His government inherits an economy sliding into recession, a jobless rate of 25 percent and a shrinking, ageing population scraping by on an average net monthly wage of 340 euros ($420).
In a speech that cited economists John Maynard Keynes and Paul Krugman and American industrialist Henry Ford, Dacic dismissed calls for “belt-tightening” at the cost of pensions and pay, saying only economic growth would bring down Serbia’s growing debt burden of 55 percent of output.
The West says Serbia’s progress toward EU membership rests on it coming to terms with the loss of Kosovo, an impoverished territory steeped in history and myth for many Serbs but recognized by almost half the world as independent.
Dacic said he was ready to continue EU-mediated talks with Kosovo aimed at “normalizing life for all citizens.” But Serbia would never recognize it as independent, he said.
The EU says it won’t have to, at least explicitly, but it will have to loosen its grip on a Serb-populated slice of Kosovo’s north, and stop obstructing the country’s development.
That will determine how quickly the EU opens accession talks, after making Serbia a candidate for membership in March. Ex-Yugoslav republic Slovenia joined the EU in 2004. Croatia is next in 2013 and Montenegro began talks last month.
Dacic was interior minister in the last government with the reformist Democratic Party from 2008, until voters punished the Democrats for perceived elitism and an economic downturn.

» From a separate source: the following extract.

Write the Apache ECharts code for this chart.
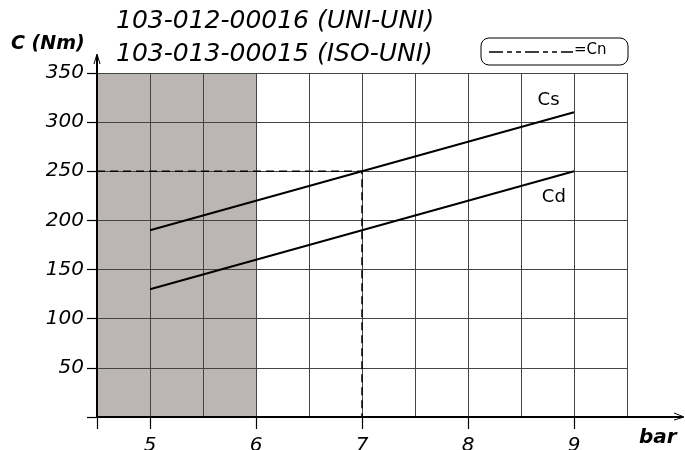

The new coalition includes the technocrat United Regions bloc, whose leader Mladjan Dinkic becomes finance minister. Trying to settle markets, Dinkic says Serbia will revive a frozen loan deal with the International Monetary Fund.
Diplomat Ivan Mrkic, ambassador in Cyprus under Milosevic at a time when, reformers say, millions of dollars were siphoned out of Serbia via Nicosia, became foreign minister.